I made the decision to quit busking when I got pregnant; it is not the sort of work that a person can do well when they want to throw up every three minutes, and babies aren’t particularly good at nomadism. The thing is, I still miss busking intensely. I miss the crowds and the craft into which I poured every essence of my being for six years of my life.
I believe everyone should try busking at least once. Busking is a public service, and public art makes the world a better place. “Street performing really enlivens the square and is good for the community,” said Julie Barry, director of the Cambridge Art Council’s street performer program. “If you have a strong street presence, you’re going to draw more foot traffic.”
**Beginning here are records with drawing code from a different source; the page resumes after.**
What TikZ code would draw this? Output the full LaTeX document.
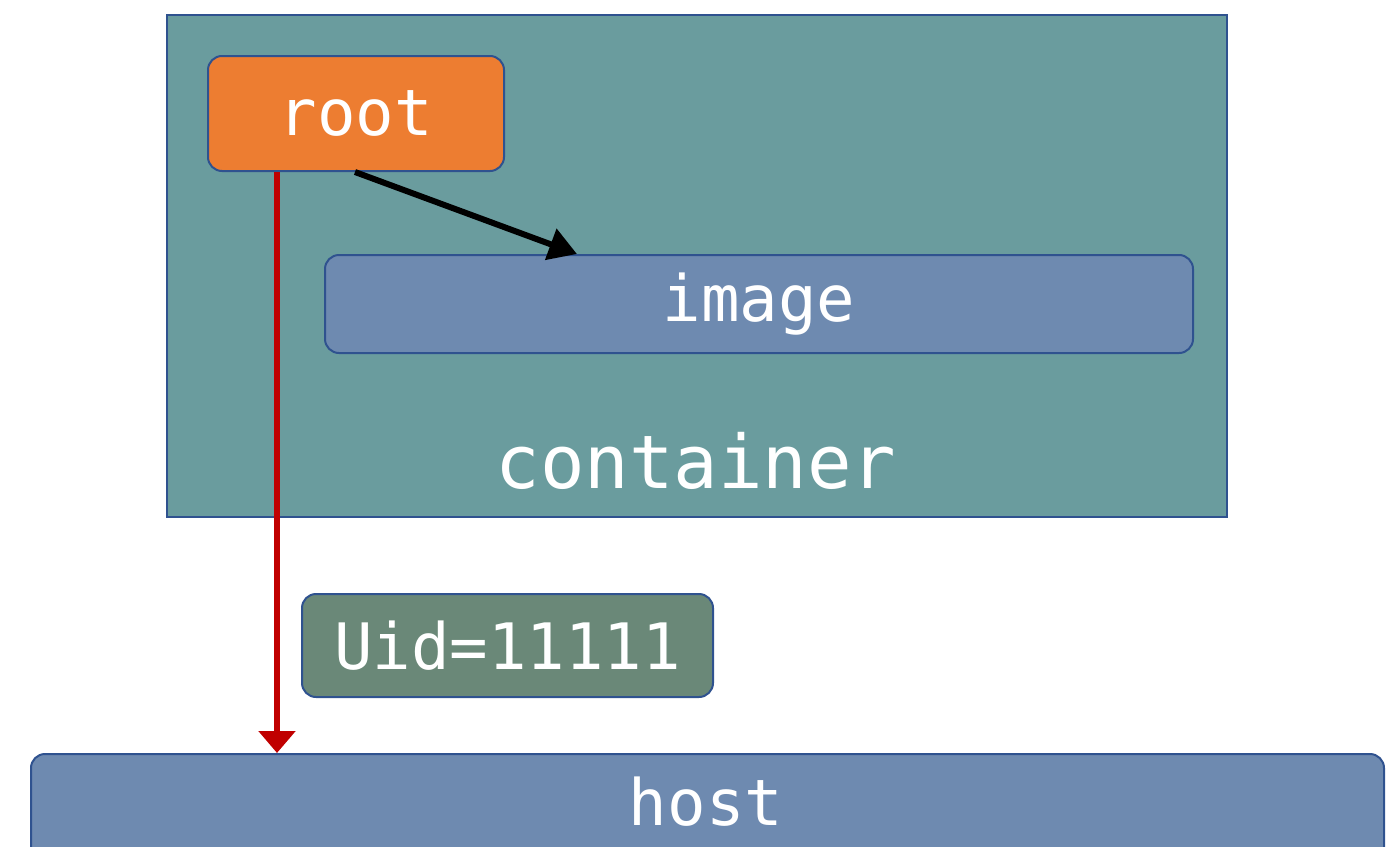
\documentclass[tikz,border=0pt]{standalone}
\usepackage{fontspec}
\newfontfamily\monofont{DejaVu Sans Mono}
\usetikzlibrary{arrows.meta}
\definecolor{edgeblue}{RGB}{47,82,143}
\definecolor{tealfill}{RGB}{106,156,158}
\definecolor{bluefill}{RGB}{110,138,176}
\definecolor{orangefill}{RGB}{237,125,49}
\definecolor{greenfill}{RGB}{106,136,120}
\definecolor{arrowred}{RGB}{192,0,0}
\tikzset{
  box/.style={draw=edgeblue, line width=2pt, rounded corners=14pt, inner sep=0pt,
    text=white, font=\monofont\fontsize{64}{70}\selectfont},
  label/.style={text=white, inner sep=0pt, font=\monofont\fontsize{64}{70}\selectfont},
}
\begin{document}
\begin{tikzpicture}[x=1pt,y=-1pt]
  \useasboundingbox (0,0) rectangle (1394,846);
  % outer container
  \node[draw=edgeblue, line width=2pt, fill=tealfill, minimum width=1060pt, minimum height=502pt,
        inner sep=0pt, anchor=north west] (container) at (166,14) {};
  \node[label, font=\monofont\fontsize{74}{80}\selectfont, anchor=base] (clabel) at (696,488) {container};
  % boxes
  \node[box, fill=orangefill, minimum width=296pt, minimum height=115pt, anchor=north west]
        (root) at (207,55) {root};
  \node[box, fill=bluefill, minimum width=868pt, minimum height=98pt, anchor=north west]
        (image) at (324,254) {image};
  \node[box, fill=greenfill, minimum width=411pt, minimum height=103pt, anchor=north west]
        (uid) at (301,593) {Uid=11111};
  \node[box, fill=bluefill, minimum width=1353pt, minimum height=130pt, anchor=north west]
        (host) at (30,753) {};
  \node[label, anchor=base] (hlabel) at (706,825) {host};
  % connectors
  \coordinate (rs) at ([xshift=70pt]root.south west);
  \draw[arrowred, line width=6pt, -{Triangle[width=36pt,length=22pt]}]
        (rs) -- (rs |- host.north);
  \coordinate (bs) at ([xshift=148pt]root.south west);
  \coordinate (be) at ([xshift=253pt]image.north west);
  \draw[black, line width=6pt, -{Triangle[width=32pt,length=28pt]}] (bs) -- (be);
\end{tikzpicture}
\end{document}
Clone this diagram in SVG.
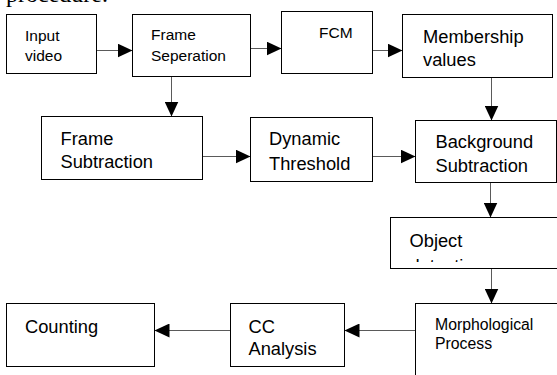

Busking, when done right, has the potential to make large groups of people happy, and it chips away at the isolation of modern life. Busking gives people an excuse to pull their headphones out of their ears and watch a show with hundreds of people who we would otherwise be doing our best to ignore on a crowded train.
Busking for a living allows you to set your own schedule to a certain extent and do fun activities for money. Sure, it also means that strangers will say horrible things to you, crazy people may assault you, and you could potentially end up making less than minimum wage. But, in the end, all jobs have their ups and downs.
“[It’s] great way to supplement your income,” said Barry, who describes busking in Cambridge in glowing terms, referring to the right to perform in public as a “first amendment right.” Barry brags that performers come to Harvard Square from all over the world.
Tireless advocates and hospitable public administrators like Barry simply don’t exist in the rest of the world; performers get hassled from Manhattan to Athens, just for trying to earn their living by busking. In other cities, busking is illegal, heavily regulated, or flat-out ignored. Boston is one of few places where people are truly free to perform on the street.
In Boston, people can busk in any public area without a permit, and they can get a permit to perform in Cambridge. Instructions on obtaining a permit to perform in Cambridge can be found at www2.cambridgema.gov/CAC/Permits/Permits.cfm.
Most importantly, people can promote busking by being good audience members. Make it possible for buskers to earn a living by not trying to talk to buskers while they are working and not standing for long periods of time between them and their audience. It is in good taste to leave a tip if you get up close to a performer and take a picture or dance to their music.